** start of Provided material **
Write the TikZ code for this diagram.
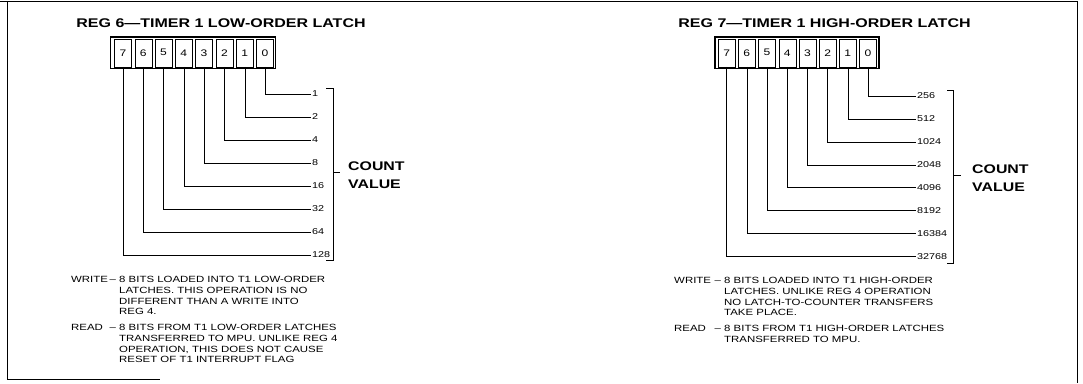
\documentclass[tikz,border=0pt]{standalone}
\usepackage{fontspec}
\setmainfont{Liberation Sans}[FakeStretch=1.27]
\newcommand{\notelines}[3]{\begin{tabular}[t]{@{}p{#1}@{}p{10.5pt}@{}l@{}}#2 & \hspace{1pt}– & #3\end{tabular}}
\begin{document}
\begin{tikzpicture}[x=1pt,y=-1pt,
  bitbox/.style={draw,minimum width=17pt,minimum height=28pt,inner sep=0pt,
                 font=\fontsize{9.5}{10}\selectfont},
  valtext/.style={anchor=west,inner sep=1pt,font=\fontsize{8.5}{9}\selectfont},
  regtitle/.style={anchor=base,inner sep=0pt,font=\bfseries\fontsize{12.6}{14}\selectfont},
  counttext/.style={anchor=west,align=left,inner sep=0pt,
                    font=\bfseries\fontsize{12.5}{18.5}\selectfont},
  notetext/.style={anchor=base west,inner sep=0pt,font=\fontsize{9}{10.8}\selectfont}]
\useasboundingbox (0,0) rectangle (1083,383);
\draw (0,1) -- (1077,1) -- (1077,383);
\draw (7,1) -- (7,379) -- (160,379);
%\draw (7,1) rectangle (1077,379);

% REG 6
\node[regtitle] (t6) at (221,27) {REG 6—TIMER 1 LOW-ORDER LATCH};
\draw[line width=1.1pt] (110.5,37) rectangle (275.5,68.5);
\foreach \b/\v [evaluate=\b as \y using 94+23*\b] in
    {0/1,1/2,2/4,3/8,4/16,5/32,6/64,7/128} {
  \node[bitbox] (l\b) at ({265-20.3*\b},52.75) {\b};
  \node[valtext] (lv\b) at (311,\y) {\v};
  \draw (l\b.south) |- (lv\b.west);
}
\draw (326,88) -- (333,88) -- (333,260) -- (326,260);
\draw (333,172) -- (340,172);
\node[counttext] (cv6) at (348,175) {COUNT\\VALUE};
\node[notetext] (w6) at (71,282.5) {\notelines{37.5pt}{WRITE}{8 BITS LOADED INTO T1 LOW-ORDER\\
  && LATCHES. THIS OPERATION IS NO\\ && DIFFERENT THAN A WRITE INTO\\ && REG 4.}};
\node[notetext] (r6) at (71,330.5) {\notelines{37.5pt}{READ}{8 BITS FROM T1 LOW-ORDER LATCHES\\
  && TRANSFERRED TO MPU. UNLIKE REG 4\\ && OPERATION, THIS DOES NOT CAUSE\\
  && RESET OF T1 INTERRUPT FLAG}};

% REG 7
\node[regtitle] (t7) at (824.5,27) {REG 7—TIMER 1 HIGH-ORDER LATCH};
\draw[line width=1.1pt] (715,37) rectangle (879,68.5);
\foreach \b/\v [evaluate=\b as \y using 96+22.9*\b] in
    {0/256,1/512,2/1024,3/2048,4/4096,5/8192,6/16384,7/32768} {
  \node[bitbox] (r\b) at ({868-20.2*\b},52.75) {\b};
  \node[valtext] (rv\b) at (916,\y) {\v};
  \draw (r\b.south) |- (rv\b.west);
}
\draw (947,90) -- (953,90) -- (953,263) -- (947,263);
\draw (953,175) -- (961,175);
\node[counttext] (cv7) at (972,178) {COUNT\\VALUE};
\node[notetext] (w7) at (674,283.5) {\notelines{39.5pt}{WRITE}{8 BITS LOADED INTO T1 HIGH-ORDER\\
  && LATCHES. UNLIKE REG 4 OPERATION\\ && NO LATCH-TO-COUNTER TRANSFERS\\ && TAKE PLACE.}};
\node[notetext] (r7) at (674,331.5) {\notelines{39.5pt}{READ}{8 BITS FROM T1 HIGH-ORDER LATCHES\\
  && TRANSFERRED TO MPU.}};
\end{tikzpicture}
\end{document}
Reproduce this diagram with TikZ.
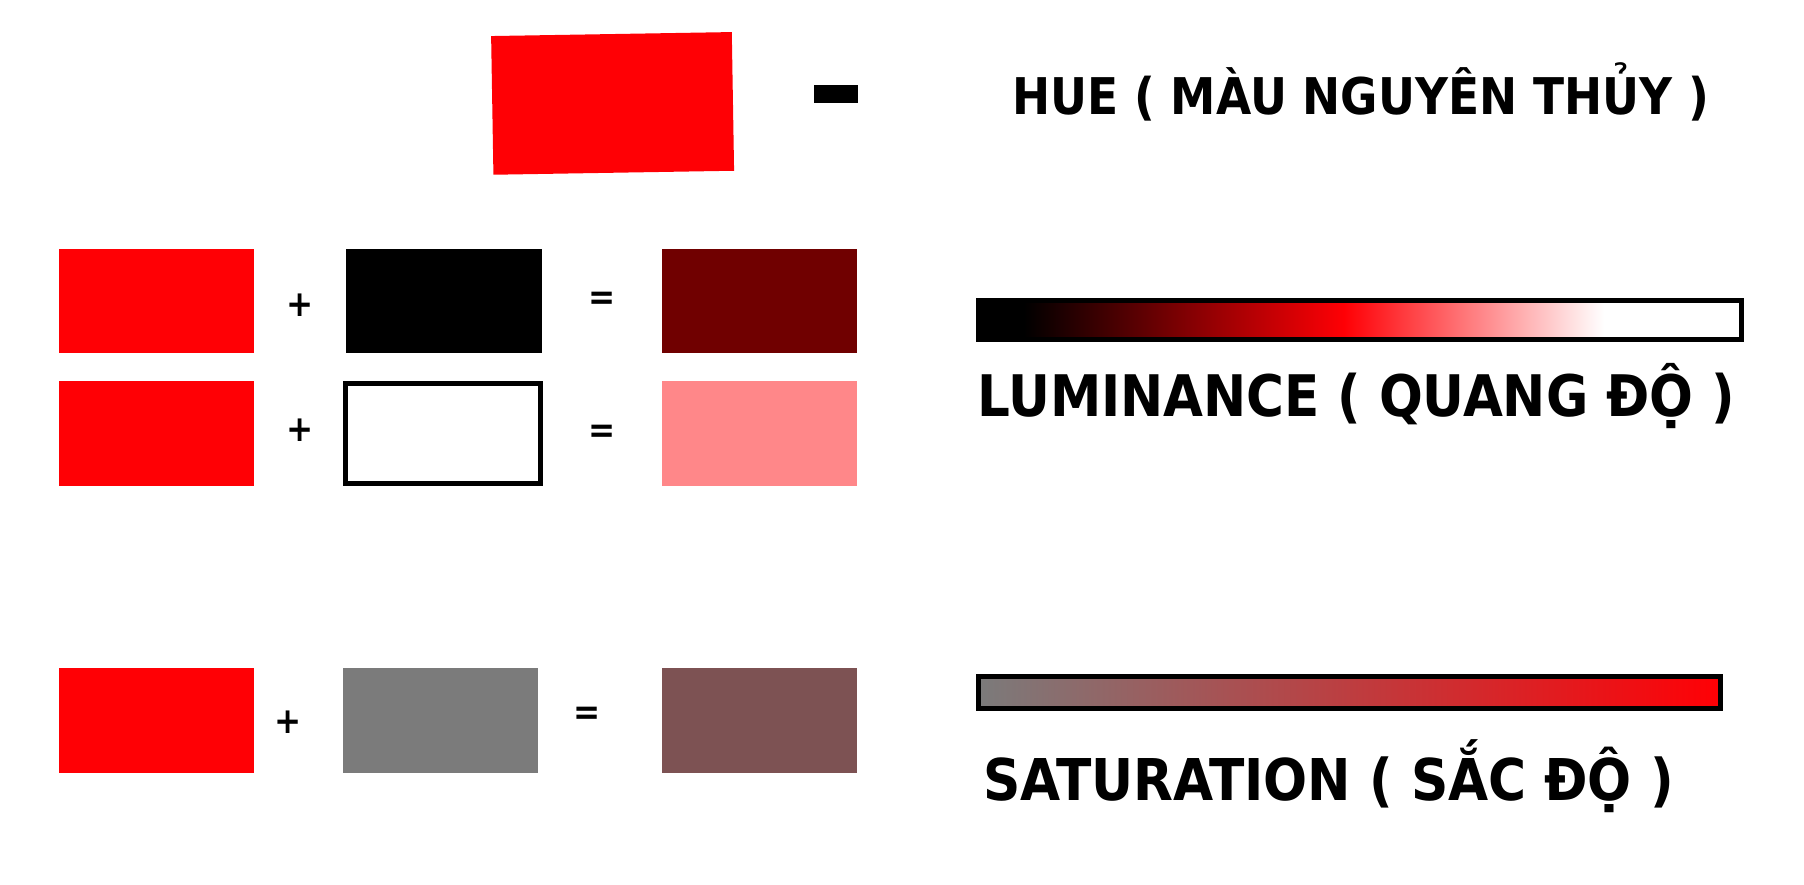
** end of Provided material **
*Written problem*:
In the records above, how many lines include the string "diagram"? Answer with only the number.

*Response below*:
2